Word for word, copy all the data and drop the pictures.

- [Given data]:
"""

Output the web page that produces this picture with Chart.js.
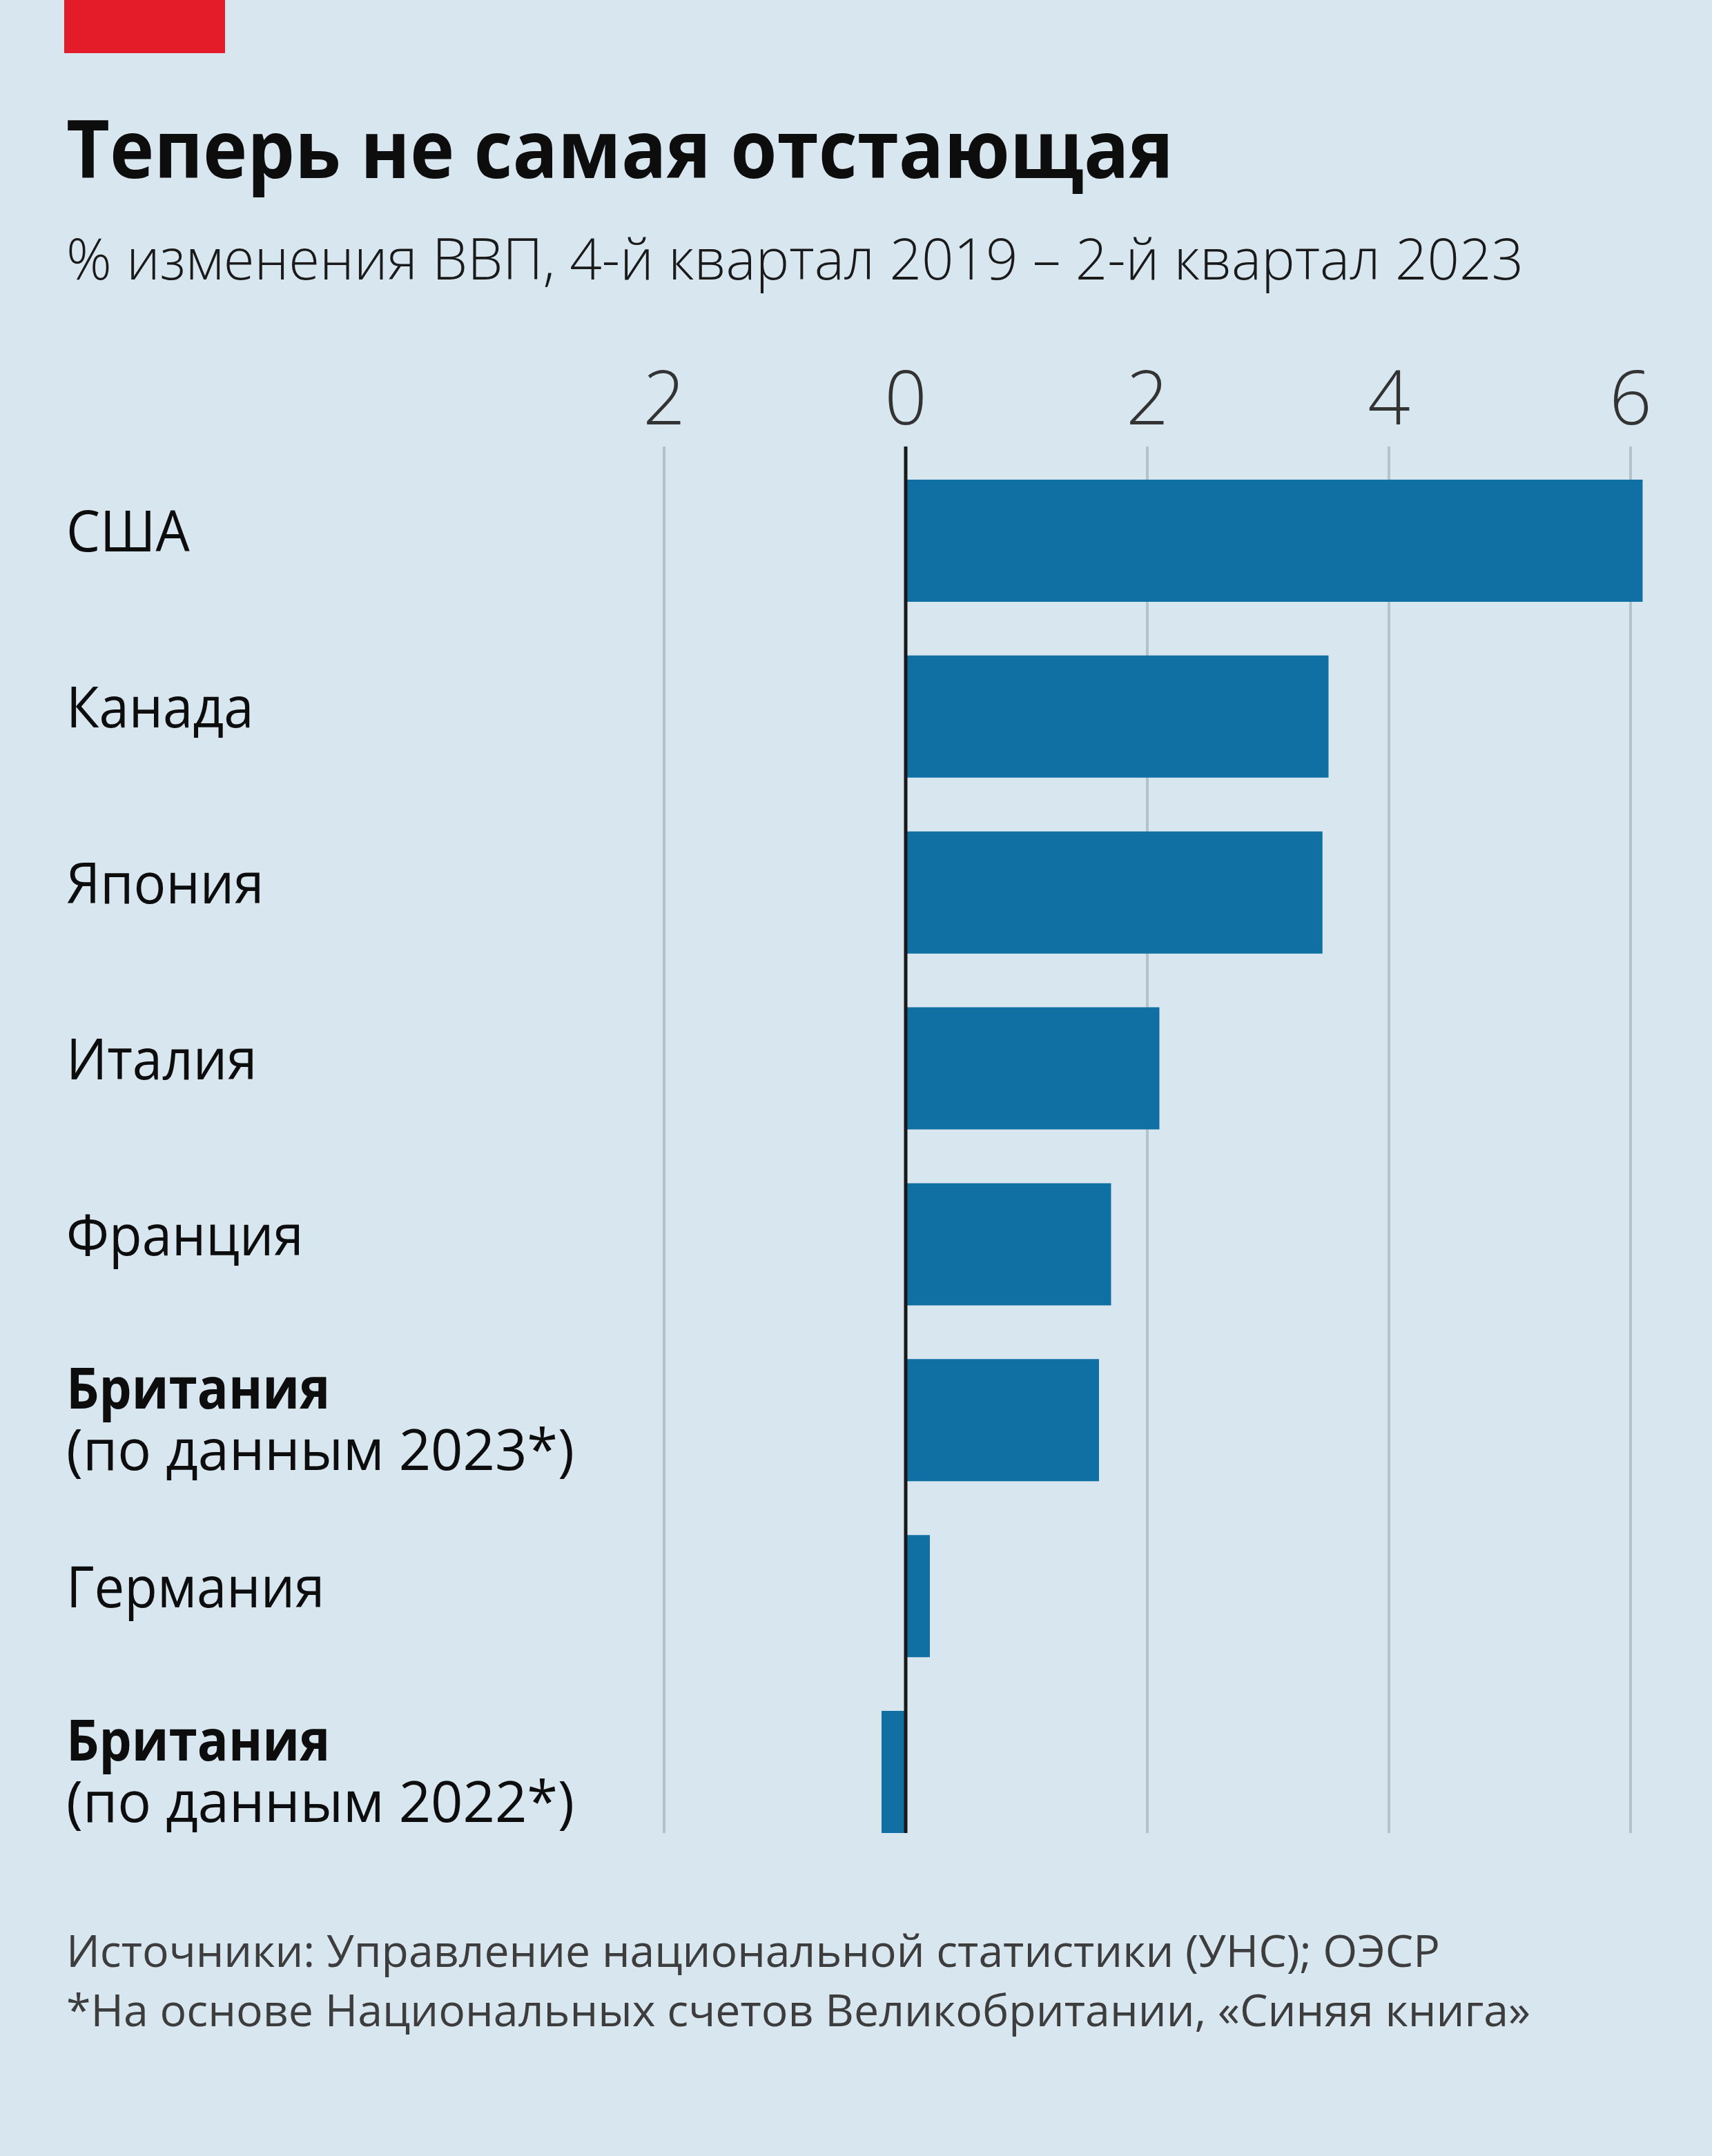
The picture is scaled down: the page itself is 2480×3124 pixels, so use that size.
<!DOCTYPE html>
<html><head><meta charset="utf-8">
<script src="https://cdn.jsdelivr.net/npm/chart.js@4.4.0/dist/chart.umd.min.js"></script>
<style>
html,body{margin:0;padding:0;}
body{width:2480px;height:3124px;background:#d8e6ef;position:relative;overflow:hidden;font-family:"Open Sans",sans-serif;}
#redbar{position:absolute;left:93px;top:0;width:233px;height:77px;background:#e41c2a;}
.t{position:absolute;left:96px;top:0;white-space:nowrap;transform-origin:0 0;}
.t .m{display:inline-block;width:0;height:0;}
#title{font-weight:700;font-size:116px;color:#0d0d0d;}
#sub{font-weight:300;font-size:83px;color:#1a1a1a;}
.foot{font-size:64px;color:#3d3d3d;}
#c{position:absolute;left:0;top:0;}
</style></head>
<body>
<div id="redbar"></div>
<div class="t" id="title" data-base="258" data-w="1604"><span class="x">Теперь не самая отстающая</span><span class="m"></span></div>
<div class="t" id="sub" data-base="405" data-w="2111"><span class="x">% изменения ВВП, 4-й квартал 2019 – 2-й квартал 2023</span><span class="m"></span></div>
<canvas id="c" width="2480" height="3124"></canvas>
<div class="t foot" data-base="2850" data-w="1990"><span class="x">Источники: Управление национальной статистики (УНС); ОЭСР</span><span class="m"></span></div>
<div class="t foot" data-base="2936" data-w="2121"><span class="x">*На основе Национальных счетов Великобритании, «Синяя книга»</span><span class="m"></span></div>
<script>
const categories = ["США", "Канада", "Япония", "Италия", "Франция", "Британия", "Германия", "Британия"];
const categoryNotes = ["", "", "", "", "", "(по данным 2023*)", "", "(по данным 2022*)"];
const boldCategory = [false, false, false, false, false, true, false, true];
const gdpChange = [6.1, 3.5, 3.45, 2.1, 1.7, 1.6, 0.2, -0.2];
const tickValues = [-2, 0, 2, 4, 6];
const tickLabels = ["2", "0", "2", "4", "6"];

function place(){
  document.querySelectorAll('.t').forEach(el=>{
    el.style.transform='none';
    const m = el.querySelector('.m'), x = el.querySelector('.x');
    el.style.top = (+el.dataset.base - m.offsetTop) + 'px';
    const w = x.getBoundingClientRect().width, tw = +el.dataset.w;
    if (tw && w) el.style.transform = 'scaleX(' + (tw / w) + ')';
  });
}

function labelText(ctx, txt, x, y, bold, sx){
  ctx.save();
  ctx.font = (bold ? '700' : '400') + ' 82px "Open Sans"';
  ctx.translate(x, y);
  ctx.scale(sx, 1);
  ctx.fillText(txt, 0, 0);
  ctx.restore();
}

const gridPlugin = {
  id: 'gridPlugin',
  beforeDatasetsDraw(chart){
    const ctx = chart.ctx, xs = chart.scales.x, meta = chart.getDatasetMeta(0);
    const last = meta.data[meta.data.length - 1];
    const bottom = last.y + last.height / 2, top = chart.chartArea.top - 9;
    ctx.save();
    ctx.strokeStyle = '#b3c2cb'; ctx.lineWidth = 4;
    xs.ticks.forEach(t => {
      if (t.value === 0) return;
      const px = Math.round(xs.getPixelForValue(t.value));
      ctx.beginPath(); ctx.moveTo(px, top); ctx.lineTo(px, bottom); ctx.stroke();
    });
    ctx.restore();
  },
  afterDatasetsDraw(chart){
    const ctx = chart.ctx, xs = chart.scales.x, meta = chart.getDatasetMeta(0);
    const last = meta.data[meta.data.length - 1];
    const bottom = last.y + last.height / 2, top = chart.chartArea.top - 9;
    const px = Math.round(xs.getPixelForValue(0));
    ctx.save();
    ctx.strokeStyle = '#181818'; ctx.lineWidth = 5;
    ctx.beginPath(); ctx.moveTo(px, top); ctx.lineTo(px, bottom); ctx.stroke();
    ctx.restore();
  },
  afterDraw(chart){
    const ctx = chart.ctx, meta = chart.getDatasetMeta(0);
    ctx.save();
    ctx.fillStyle = '#0d0d0d'; ctx.textAlign = 'left'; ctx.textBaseline = 'alphabetic';
    meta.data.forEach((bar, i) => {
      const cy = bar.y;
      const sx = boldCategory[i] ? 0.91 : 0.95;
      if (categoryNotes[i]) {
        labelText(ctx, categories[i], 96, cy - 17, boldCategory[i], sx);
        labelText(ctx, categoryNotes[i], 96, cy + 72, false, 0.99);
      } else {
        labelText(ctx, categories[i], 96, cy + 16, boldCategory[i], sx);
      }
    });
    ctx.restore();
  }
};

function draw(){
  place();
  new Chart(document.getElementById('c'), {
    type: 'bar',
    data: {
      labels: categories.map((c, i) => categoryNotes[i] ? [c, categoryNotes[i]] : c),
      datasets: [{
        data: gdpChange,
        backgroundColor: '#1170a3',
        borderWidth: 0,
        barPercentage: 0.694,
        categoryPercentage: 1
      }]
    },
    options: {
      indexAxis: 'y',
      responsive: false,
      animation: false,
      devicePixelRatio: 1,
      layout: { padding: { left: 927, right: 83, top: 516, bottom: 429 } },
      plugins: { legend: { display: false }, tooltip: { enabled: false }, title: { display: false } },
      scales: {
        x: {
          type: 'linear',
          position: 'top',
          min: -2.2,
          max: 6.2,
          afterBuildTicks: s => { s.ticks = tickValues.map(v => ({ value: v })); },
          afterFit: s => { s.height = 140; },
          grid: { display: false, drawTicks: false },
          border: { display: false },
          ticks: {
            includeBounds: false,
            padding: 7,
            color: '#333333',
            font: { family: '"Open Sans"', size: 108, weight: '300' },
            callback: (v) => { const k = tickValues.indexOf(v); return k >= 0 ? tickLabels[k] : ''; }
          }
        },
        y: {
          display: false,
          grid: { display: false }
        }
      }
    },
    plugins: [gridPlugin]
  });
}
if (document.fonts && document.fonts.ready) {
  Promise.all([
    document.fonts.load('700 116px "Open Sans"'),
    document.fonts.load('300 83px "Open Sans"'),
    document.fonts.load('400 82px "Open Sans"')
  ]).catch(()=>{}).then(() => document.fonts.ready).then(draw);
} else { draw(); }
</script>
</body></html>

"""

- [Response]:
Output the web page that produces this picture with Chart.js.
The picture is scaled down: the page itself is 2480×3124 pixels, so use that size.
<!DOCTYPE html>
<html><head><meta charset="utf-8">
<script src="https://cdn.jsdelivr.net/npm/chart.js@4.4.0/dist/chart.umd.min.js"></script>
<style>
html,body{margin:0;padding:0;}
body{width:2480px;height:3124px;background:#d8e6ef;position:relative;overflow:hidden;font-family:"Open Sans",sans-serif;}
#redbar{position:absolute;left:93px;top:0;width:233px;height:77px;background:#e41c2a;}
.t{position:absolute;left:96px;top:0;white-space:nowrap;transform-origin:0 0;}
.t .m{display:inline-block;width:0;height:0;}
#title{font-weight:700;font-size:116px;color:#0d0d0d;}
#sub{font-weight:300;font-size:83px;color:#1a1a1a;}
.foot{font-size:64px;color:#3d3d3d;}
#c{position:absolute;left:0;top:0;}
</style></head>
<body>
<div id="redbar"></div>
<div class="t" id="title" data-base="258" data-w="1604"><span class="x">Теперь не самая отстающая</span><span class="m"></span></div>
<div class="t" id="sub" data-base="405" data-w="2111"><span class="x">% изменения ВВП, 4-й квартал 2019 – 2-й квартал 2023</span><span class="m"></span></div>
<canvas id="c" width="2480" height="3124"></canvas>
<div class="t foot" data-base="2850" data-w="1990"><span class="x">Источники: Управление национальной статистики (УНС); ОЭСР</span><span class="m"></span></div>
<div class="t foot" data-base="2936" data-w="2121"><span class="x">*На основе Национальных счетов Великобритании, «Синяя книга»</span><span class="m"></span></div>
<script>
const categories = ["США", "Канада", "Япония", "Италия", "Франция", "Британия", "Германия", "Британия"];
const categoryNotes = ["", "", "", "", "", "(по данным 2023*)", "", "(по данным 2022*)"];
const boldCategory = [false, false, false, false, false, true, false, true];
const gdpChange = [6.1, 3.5, 3.45, 2.1, 1.7, 1.6, 0.2, -0.2];
const tickValues = [-2, 0, 2, 4, 6];
const tickLabels = ["2", "0", "2", "4", "6"];

function place(){
  document.querySelectorAll('.t').forEach(el=>{
    el.style.transform='none';
    const m = el.querySelector('.m'), x = el.querySelector('.x');
    el.style.top = (+el.dataset.base - m.offsetTop) + 'px';
    const w = x.getBoundingClientRect().width, tw = +el.dataset.w;
    if (tw && w) el.style.transform = 'scaleX(' + (tw / w) + ')';
  });
}

function labelText(ctx, txt, x, y, bold, sx){
  ctx.save();
  ctx.font = (bold ? '700' : '400') + ' 82px "Open Sans"';
  ctx.translate(x, y);
  ctx.scale(sx, 1);
  ctx.fillText(txt, 0, 0);
  ctx.restore();
}

const gridPlugin = {
  id: 'gridPlugin',
  beforeDatasetsDraw(chart){
    const ctx = chart.ctx, xs = chart.scales.x, meta = chart.getDatasetMeta(0);
    const last = meta.data[meta.data.length - 1];
    const bottom = last.y + last.height / 2, top = chart.chartArea.top - 9;
    ctx.save();
    ctx.strokeStyle = '#b3c2cb'; ctx.lineWidth = 4;
    xs.ticks.forEach(t => {
      if (t.value === 0) return;
      const px = Math.round(xs.getPixelForValue(t.value));
      ctx.beginPath(); ctx.moveTo(px, top); ctx.lineTo(px, bottom); ctx.stroke();
    });
    ctx.restore();
  },
  afterDatasetsDraw(chart){
    const ctx = chart.ctx, xs = chart.scales.x, meta = chart.getDatasetMeta(0);
    const last = meta.data[meta.data.length - 1];
    const bottom = last.y + last.height / 2, top = chart.chartArea.top - 9;
    const px = Math.round(xs.getPixelForValue(0));
    ctx.save();
    ctx.strokeStyle = '#181818'; ctx.lineWidth = 5;
    ctx.beginPath(); ctx.moveTo(px, top); ctx.lineTo(px, bottom); ctx.stroke();
    ctx.restore();
  },
  afterDraw(chart){
    const ctx = chart.ctx, meta = chart.getDatasetMeta(0);
    ctx.save();
    ctx.fillStyle = '#0d0d0d'; ctx.textAlign = 'left'; ctx.textBaseline = 'alphabetic';
    meta.data.forEach((bar, i) => {
      const cy = bar.y;
      const sx = boldCategory[i] ? 0.91 : 0.95;
      if (categoryNotes[i]) {
        labelText(ctx, categories[i], 96, cy - 17, boldCategory[i], sx);
        labelText(ctx, categoryNotes[i], 96, cy + 72, false, 0.99);
      } else {
        labelText(ctx, categories[i], 96, cy + 16, boldCategory[i], sx);
      }
    });
    ctx.restore();
  }
};

function draw(){
  place();
  new Chart(document.getElementById('c'), {
    type: 'bar',
    data: {
      labels: categories.map((c, i) => categoryNotes[i] ? [c, categoryNotes[i]] : c),
      datasets: [{
        data: gdpChange,
        backgroundColor: '#1170a3',
        borderWidth: 0,
        barPercentage: 0.694,
        categoryPercentage: 1
      }]
    },
    options: {
      indexAxis: 'y',
      responsive: false,
      animation: false,
      devicePixelRatio: 1,
      layout: { padding: { left: 927, right: 83, top: 516, bottom: 429 } },
      plugins: { legend: { display: false }, tooltip: { enabled: false }, title: { display: false } },
      scales: {
        x: {
          type: 'linear',
          position: 'top',
          min: -2.2,
          max: 6.2,
          afterBuildTicks: s => { s.ticks = tickValues.map(v => ({ value: v })); },
          afterFit: s => { s.height = 140; },
          grid: { display: false, drawTicks: false },
          border: { display: false },
          ticks: {
            includeBounds: false,
            padding: 7,
            color: '#333333',
            font: { family: '"Open Sans"', size: 108, weight: '300' },
            callback: (v) => { const k = tickValues.indexOf(v); return k >= 0 ? tickLabels[k] : ''; }
          }
        },
        y: {
          display: false,
          grid: { display: false }
        }
      }
    },
    plugins: [gridPlugin]
  });
}
if (document.fonts && document.fonts.ready) {
  Promise.all([
    document.fonts.load('700 116px "Open Sans"'),
    document.fonts.load('300 83px "Open Sans"'),
    document.fonts.load('400 82px "Open Sans"')
  ]).catch(()=>{}).then(() => document.fonts.ready).then(draw);
} else { draw(); }
</script>
</body></html>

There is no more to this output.